What is new is "cause-related marketing," introduced by American Express a decade ago. AmEx gave big to the Statue of Liberty renovation--based on a percentage of what its cardholders charged.

"So many companies are now tying their giving to what they're about and what marketplace they're in," says Dwight F. Burlingame, director of academic programs and research at Indiana University's Center on Philanthropy. He calls it the old "doing well by doing good" approach.

The door to commercialized charity has been flung wide.

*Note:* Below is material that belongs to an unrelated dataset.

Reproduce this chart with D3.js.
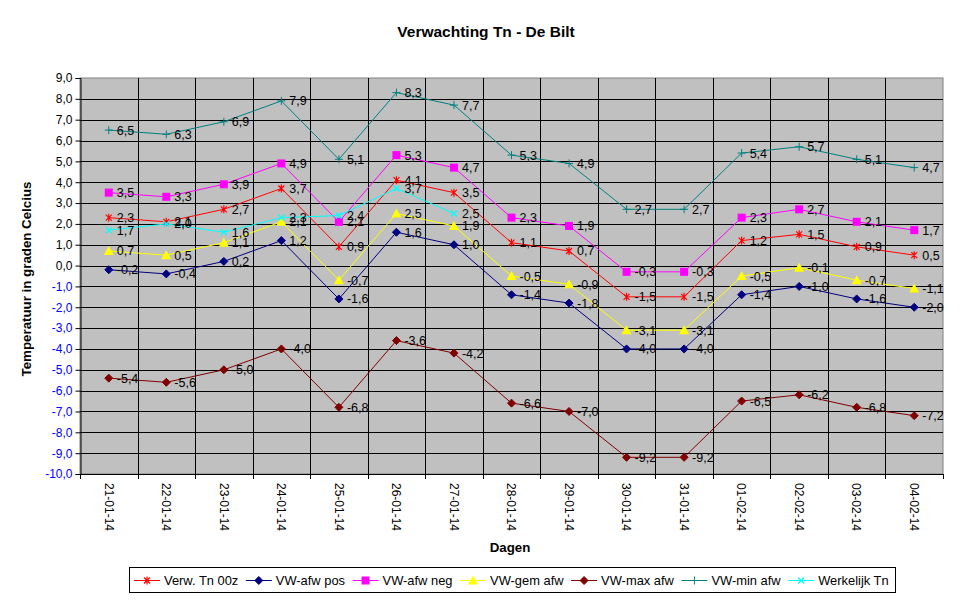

If the trend continues, Burlingame suggests, tongue-in-cheek, America's cultural and educational institutions may start "putting up signs in lights. For the next 10 years, it will be called X and then it'll flip over" to blaze the name of another commercial enterprise.

The possibilities for naming buildings are, of course, titillating. The Pavilions Pavilion. Or, perhaps, U-Haul Hall, the Reebok Rotunda, the Fleabusters Foyer, the Hot Dog on a Stick Gallery at the Meow Mix Museum.

Many athletic competitions now have to carry the names of sponsors from Bud Light to Bausch & Lomb, Honda to Hershey's Kisses. In Virginia, there's a NASCAR event called the Goody's Headache Powder 500.

L.A.'s Forum became the Great Western Forum. It is the Arrowhead Pond in Anaheim. San Francisco's Candlestick is 3-COM Park, Indianapolis' Hoosier Dome is the RCA Dome, and San Diego's Jack Murphy Stadium, named for the late sportswriter who was instrumental in getting it built, is to be the Qualcomm Stadium. Why? Money. Big money.

"These are multimillion-dollar deals," says Bill Robertson, spokesman for Anaheim Sports, owner of the Anaheim Angels. The Disney-owned company is looking for some deep-pocket corporation that wants its name on Anaheim Stadium.

Disney acquired the right to sell the stadium's name as part of its contract with Anaheim.

"It will include a lot more than the naming rights," says Robertson. "I can't comment on what they are, but they will be a significant part of not only the building but the Anaheim Angels baseball club."

You mean, the uniforms?

"I don't mean that, but it won't be just naming the building. It will involve signage aspects, community involvement, that sort of thing. We'd like to do it as soon as possible. We're in the market right now, and we're talking at this time."

Shakely says this sort of thing is hardly philanthropy. "Philanthropy is supposed to be just that, with nothing coming back" other than, perhaps, immortality of sorts for the donor. But now, he suggests, we may have entered an era in which "corporations become more powerful than the people who started them."

McDonald's gives millions through its Ronald McDonald House charities, another example of "rubbing out the fine line" between charity and commerce, Shakely says. "If it had been called the [Ray] Kroc House [for the late McDonald's founder], I'd have had no trouble with that whatsoever."


Dwight Burlingame and Dennis R. Young of the Mandel Center for Nonprofit Organizations at Case Western Reserve University explore that fine line in their new book, "Corporate Philanthropy at the Crossroads."